By: Christina Gomez Echavarria

Sydney, Australia

It’s 2016 and technology is changing all areas of life. The Pope and the Queen of England use Twitter and if that’s the case, it’s certainly a viable proposition to use E-Learning to learn about Christianity and spirituality. This is precisely what the Australian College of Ministries aims to do: to teach its students the Christian faith, how to answer difficult questions about God, how to think for themselves about God, how to help their local communities, and how to promote a healthy spirituality through classes like “International and local community development” and “The personal work of Christ.

Even though spirituality is something that has to be practiced in real life, there is no reason why it can’t be taught through reading, through learning how to think, and especially through a willingness to learn and apply it to your community. Religion is not only going to church and praying; it’s about studying the roots, understanding the Bible, theology, and confronting questions that might arise. This is the fundamental goal of the Australian College of Ministries (ACOM).

Foto AFP Wendell Teodoro - Emily Willard Australian College of Ministries (16)ACOM has been a distance school since 1990; before E-Learning was a viable option they would print and mail out course materials to their students. The reasons for choosing to be a mainly distance learning school that doesn’t have a campus are, firstly, it allows them to reach anyone in Australia and around the world who finds the school’s values are in line with their own. The second reason is to align with their slogan: “your church is your campus”; the school encourages its students to help out in their local church, hospital or shelter and thus give back what they have learned. With this in mind, if their courses required classroom attendance, this would create a limitation on students that were not based in Sydney to pass on what they have learned to their communities.

The objective is to establish ministries, which includes activities a student may be involved in that leads to providing a service to a community, for example: a church service, working at a fundraiser or in a community classroom. Ministries are a necessary part of every discipline. It’s very important for ACOM to make sure that the knowledge its students acquires doesn’t only stay in their heads or in their notebooks, but that it makes an impact and difference in how they lead their lives.

ACOM is a member of the Sydney College of Divinity, which is recognised for having some of the highest education standards. Course content and reading matter is uploaded by the teacher to Moodlerooms, then students can complete the class at their own pace. Obviously there are some deadlines they will have to meet, however they can take either one course or six per term and take the time they require to complete their degree. At some point during the trimester, the students and the teacher have a ‘three-day facilitation’. This is a three-day retreat with the entire class and the teacher, where they review various topics seen during the course, go through different terminology, and talk about what they have learned and what it meant to them. The retreat is very popular but attendance can be lower because some students live too far away.

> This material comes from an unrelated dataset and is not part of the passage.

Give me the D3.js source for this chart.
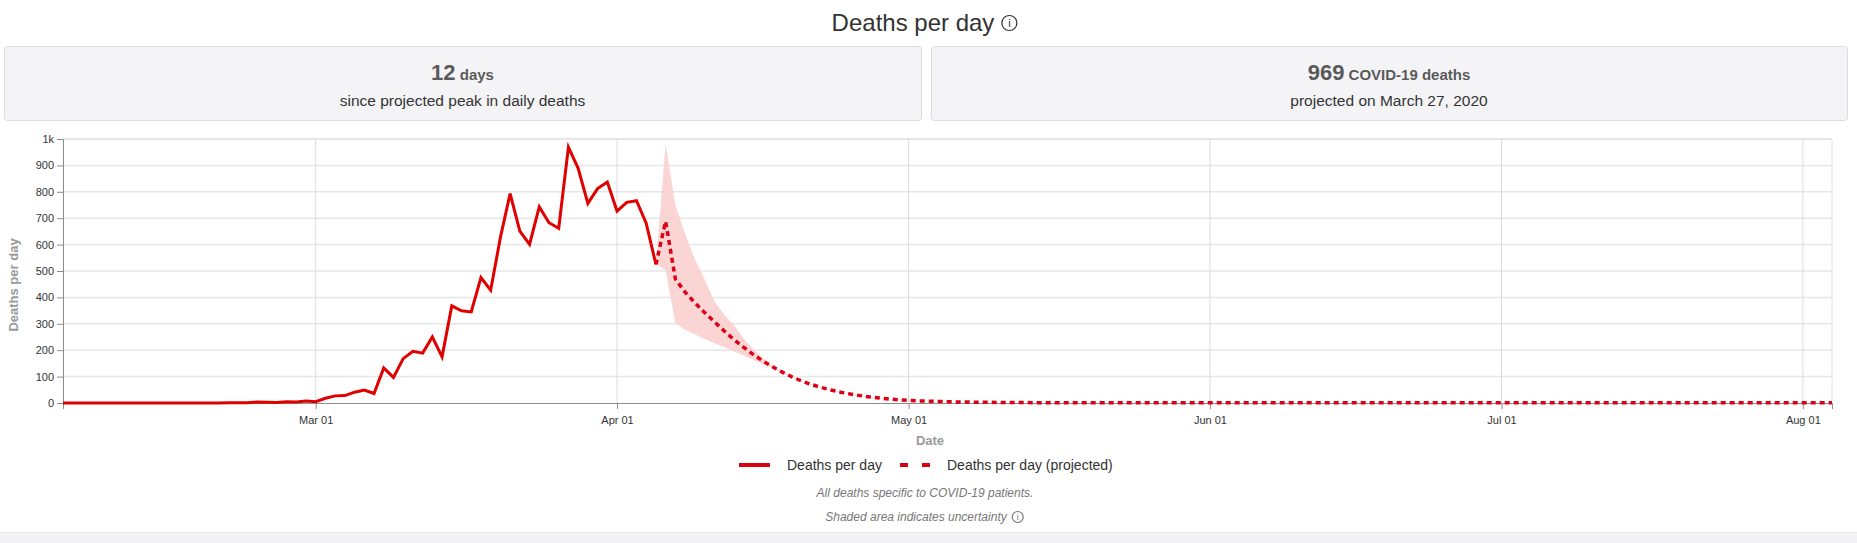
<!DOCTYPE html>
<html>
<head>
<meta charset="utf-8">
<script src="https://cdn.jsdelivr.net/npm/d3@7"></script>
<style>
  body { margin: 0; background: #fff; }
  svg text { font-family: "Liberation Sans", Arial, sans-serif; }
  .grid line { stroke: #e6e6e6; stroke-width: 1.5; }
  .vgrid line { stroke: #dcdcdc; stroke-width: 1; }
  .axis text { font-size: 11px; fill: #333; }
  .axis path, .axis line { stroke: #8c8c8c; }
</style>
</head>
<body>
<svg id="chart" width="1857" height="543"></svg>
<script>
// daily deaths, one value per day starting at actualStart
var actualStart = "2020-02-04";
var actualDeaths = [
  0, 0, 0, 0, 0, 0, 0, 0, 0, 0, 0, 0, 0, 0, 0, 0, 0,
  1, 1, 1, 4, 3, 2, 5, 4, 8,
  5, 18, 27, 28, 41, 49, 36, 133, 97, 168, 196, 189, 250, 175, 368, 349,
  345, 475, 427, 627, 793, 651, 601, 743, 683, 662, 969, 889, 756, 812, 837,
  727, 760, 766, 681, 525
];

// projected daily deaths from projectedStart to the end of the axis
var projectedStart = "2020-04-05";
var projectedDeaths = [
  525, 688, 470, 420, 380, 343, 308, 274, 241, 212, 184, 159, 137, 117, 99, 83,
  70, 59, 49, 41, 34, 28, 23, 19, 15, 12,
  10, 8, 7, 6, 5, 4, 4, 3, 3, 2, 2, 2, 2, 1, 1, 1, 1, 1, 1, 1, 1, 1, 1, 1, 1, 1,
  1, 1, 1, 1, 1,
  1, 1, 1, 1, 1, 1, 1, 1, 1, 1, 1, 1, 1, 1, 1, 1, 1, 1, 1, 1, 1, 1, 1, 1, 1, 1,
  1, 1, 1, 1,
  1, 1, 1, 1, 1, 1, 1, 1, 1, 1, 1, 1, 1, 1, 1, 1, 1, 1, 1, 1, 1, 1, 1, 1, 1, 1,
  1, 1, 1, 1, 1,
  1, 1, 1, 1
];

// uncertainty band
var bandStart = "2020-04-05";
var bandUpper = [525, 980, 750, 640, 545, 470, 385, 335, 295, 245, 205, 170, 140, 120,
  100, 84, 71, 60, 50, 42, 35, 29, 24, 20, 16, 13, 11, 9, 8, 7, 6];
var bandLower = [525, 504, 302, 277, 260, 242, 226, 212, 196, 180, 164, 147, 131, 114,
  97, 81, 68, 57, 47, 39, 32, 26, 21, 17, 14, 11, 9, 7, 6, 5, 4];

var yTicks = [0, 100, 200, 300, 400, 500, 600, 700, 800, 900, 1000];
var xTicks = ["2020-03-01", "2020-04-01", "2020-05-01", "2020-06-01", "2020-07-01", "2020-08-01"];
var xDomain = ["2020-02-04", "2020-08-04"];

var parseDate = d3.timeParse("%Y-%m-%d");

function toSeries(start, values) {
  var s = parseDate(start);
  return values.map(function(v, i) {
    return { date: d3.timeDay.offset(s, i), value: v };
  });
}

var actual = toSeries(actualStart, actualDeaths);
var projected = toSeries(projectedStart, projectedDeaths);
var band = bandUpper.map(function(u, i) {
  return { date: d3.timeDay.offset(parseDate(bandStart), i), hi: u, lo: bandLower[i] };
});

var svgWidth = 1857, svgHeight = 543;
var margin = { top: 139, right: 25, bottom: 140, left: 63 };
var chartWidth = svgWidth - margin.left - margin.right;
var chartHeight = svgHeight - margin.top - margin.bottom;

var svg = d3.select("#chart");

// title
var titleG = svg.append("g");
var title = titleG.append("text")
  .attr("y", 31)
  .attr("font-size", "24px")
  .attr("fill", "#333")
  .text("Deaths per day");
var tw = title.node().getComputedTextLength();
var tx = 925 - (tw + 24) / 2;
title.attr("x", tx);
function infoIcon(g, cx, cy, r, color, fs) {
  g.append("circle").attr("cx", cx).attr("cy", cy).attr("r", r)
    .attr("fill", "none").attr("stroke", color).attr("stroke-width", 1.2);
  g.append("text").attr("x", cx).attr("y", cy + fs * 0.36)
    .attr("text-anchor", "middle").attr("font-size", fs + "px").attr("fill", color).text("i");
}
infoIcon(titleG, tx + tw + 15, 23, 7.5, "#333", 11);

// summary boxes
var boxes = [
  { x: 4, w: 917, big: "12", small: " days", sub: "since projected peak in daily deaths" },
  { x: 931, w: 916, big: "969", small: " COVID-19 deaths", sub: "projected on March 27, 2020" }
];
boxes.forEach(function(b) {
  svg.append("rect")
    .attr("x", b.x + 0.5).attr("y", 46.5).attr("width", b.w).attr("height", 74)
    .attr("rx", 3).attr("fill", "#f4f4f7").attr("stroke", "#dcdcdf");
  var t = svg.append("text")
    .attr("x", b.x + b.w / 2).attr("y", 80)
    .attr("text-anchor", "middle").attr("font-weight", "bold").attr("fill", "#5a5a5a");
  t.append("tspan").attr("font-size", "22px").text(b.big);
  t.append("tspan").attr("font-size", "15px").text(b.small);
  svg.append("text")
    .attr("x", b.x + b.w / 2).attr("y", 106)
    .attr("text-anchor", "middle").attr("font-size", "15.5px").attr("fill", "#333")
    .text(b.sub);
});

var chartGroup = svg.append("g")
  .attr("transform", `translate(${margin.left}, ${margin.top})`);

// scales
var xTimeScale = d3.scaleTime()
  .domain(xDomain.map(parseDate))
  .range([0, chartWidth]);
var yLinearScale = d3.scaleLinear()
  .domain([0, 1000])
  .range([chartHeight, 0]);

// grid
chartGroup.append("g").attr("class", "grid")
  .selectAll("line").data(yTicks.slice(1)).enter().append("line")
  .attr("x1", 0).attr("x2", chartWidth)
  .attr("y1", d => yLinearScale(d)).attr("y2", d => yLinearScale(d))
  .attr("stroke-width", d => d === 1000 ? 2 : 1.5)
  .style("stroke", d => d === 1000 ? "#dddddd" : null);

chartGroup.append("g").attr("class", "vgrid")
  .selectAll("line").data(xTicks.map(parseDate)).enter().append("line")
  .attr("x1", d => xTimeScale(d)).attr("x2", d => xTimeScale(d))
  .attr("y1", 0).attr("y2", chartHeight);

chartGroup.append("line")
  .attr("x1", chartWidth).attr("x2", chartWidth)
  .attr("y1", 0).attr("y2", chartHeight)
  .attr("stroke", "#e2e2e2");

// axes
var bottomAxis = d3.axisBottom(xTimeScale)
  .tickValues(xTicks.map(parseDate))
  .tickFormat(d3.timeFormat("%b %d"))
  .tickSize(6);
var leftAxis = d3.axisLeft(yLinearScale)
  .tickValues(yTicks)
  .tickFormat(d => d === 1000 ? "1k" : d)
  .tickSize(6);

chartGroup.append("g").attr("class", "axis")
  .attr("transform", `translate(0, ${chartHeight})`)
  .call(bottomAxis)
  .selectAll("text").attr("dy", "1.05em");

chartGroup.append("g").attr("class", "axis")
  .call(leftAxis)
  .selectAll("text").attr("x", -9);

// uncertainty band
var area = d3.area()
  .x(d => xTimeScale(d.date))
  .y0(d => yLinearScale(d.lo))
  .y1(d => yLinearScale(d.hi));
chartGroup.append("path")
  .datum(band)
  .attr("d", area)
  .attr("fill", "#fbcfcf")
  .attr("opacity", 0.9);

var line = d3.line()
  .x(d => xTimeScale(d.date))
  .y(d => yLinearScale(d.value));

chartGroup.append("path")
  .datum(projected)
  .attr("d", line)
  .attr("fill", "none")
  .attr("stroke", "#dc0016")
  .attr("stroke-width", 3.5)
  .attr("stroke-dasharray", "5,4");

chartGroup.append("path")
  .datum(actual)
  .attr("d", line)
  .attr("fill", "none")
  .attr("stroke", "#e00000")
  .attr("stroke-width", 3)
  .attr("stroke-linejoin", "miter");

// axis labels
chartGroup.append("text")
  .attr("transform", "rotate(-90)")
  .attr("x", -(chartHeight / 2) - 14)
  .attr("y", -margin.left + 18)
  .attr("text-anchor", "middle")
  .attr("font-size", "13px")
  .attr("font-weight", "bold")
  .attr("fill", "#999")
  .text("Deaths per day");

svg.append("text")
  .attr("x", 930).attr("y", 445)
  .attr("text-anchor", "middle")
  .attr("font-size", "13px")
  .attr("font-weight", "bold")
  .attr("fill", "#999")
  .text("Date");

// legend
var legend = svg.append("g");
legend.append("line")
  .attr("x1", 739).attr("x2", 770).attr("y1", 465).attr("y2", 465)
  .attr("stroke", "#d9000f").attr("stroke-width", 4);
legend.append("text")
  .attr("x", 787).attr("y", 470).attr("font-size", "14px").attr("fill", "#333")
  .text("Deaths per day");
legend.append("line")
  .attr("x1", 900).attr("x2", 931).attr("y1", 465).attr("y2", 465)
  .attr("stroke", "#d9000f").attr("stroke-width", 4)
  .attr("stroke-dasharray", "8,14");
legend.append("text")
  .attr("x", 947).attr("y", 470).attr("font-size", "14px").attr("fill", "#333")
  .text("Deaths per day (projected)");

// notes
svg.append("text")
  .attr("x", 925).attr("y", 497)
  .attr("text-anchor", "middle")
  .attr("font-size", "12px").attr("font-style", "italic").attr("fill", "#777")
  .text("All deaths specific to COVID-19 patients.");
var note2 = svg.append("text")
  .attr("y", 521)
  .attr("font-size", "12px").attr("font-style", "italic").attr("fill", "#777")
  .text("Shaded area indicates uncertainty");
var nw = note2.node().getComputedTextLength();
var nx = 925 - (nw + 18) / 2;
note2.attr("x", nx);
infoIcon(svg, nx + nw + 11, 517, 5.5, "#777", 9);

// bottom strip
svg.append("rect")
  .attr("x", 0).attr("y", 532).attr("width", svgWidth).attr("height", 11)
  .attr("fill", "#f3f3f6");
svg.append("line")
  .attr("x1", 0).attr("x2", svgWidth).attr("y1", 532.5).attr("y2", 532.5)
  .attr("stroke", "#e3e3e6");
</script>
</body>
</html>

Australia is a very widespread country and as these facilitations have become so popular, Moodlerooms has helped ACOM through its integration with Collaborate Ultra, a communication and video conferencing tool similar to Skype, but better, explains ACOM Learning Systems Manager, Emily Willard. Collaborate helps groups of people get together with their teacher at the same time, no matter where they are in the world, to discuss certain topics and get any help they might need. Moodlerooms was a great acquisition for ACOM, according to Emily, because it has allowed them to reach more students and to find out if any of them are slacking or having trouble with their assignments. As a result, this allows for better communication and enables them to understand what is happening and to offer any help the student might need. Moodlerooms also allows ACOM to keep an online library to store coursework and any additional reading materials that students might be interested in.

Emily explains that majority of students who choose to enrol in ACOM do so because they want to feel a deep and real connection, or find answers to questions they have in order to understand their own spirituality, rather than gain money or status: it’s more of a life choice. Many of their students are fairly young, but there are older students who may have reached a point in their life where they want to understand certain things or learn aspects that they never learned when they were younger.

Moodlerooms also allows ACOM to keep an online library to store coursework and any additional reading materials that students might be interested in.

Students can enrol in four specialisations: Biblical Studies, Christian Life and Ministry, Humanities and the Christian Tradition, and Theology. There are minimum spiritual training requirements that all students are required to take, because this is where ACOM understands how students are responding to what they are learning and if it really affects their lives for the better. Students choose other disciplines depending on their interests, but they also have free credits where, for example, a person who is studying the Bible but is also interested in Leadership can take some related classes. Students also have Learning Support Managers, who help motivate students that fall behind or are not doing well. Learning Support Managers also help guide students to their goals and interests. There are 1,100 students currently enrolled in vocational, undergraduate, and postgraduate courses.

Emily doesn’t believe that there is friction between religion and technology. Dissatisfaction with technology probably has more to do with age or lack of practice rather than any moral reason. Emily says she has a quote on her desk, “Learning requires humans to be curious, to communicate, to interact, to test, to define, to argue, to find hope and to reject. Technology alone cannot do that”, so while it’s an important tool, she says it’s not all they rely on. She states that it is the balancing of both things what matters.

*Emily Willard, Learning Systems Manager, Australian College of Ministries.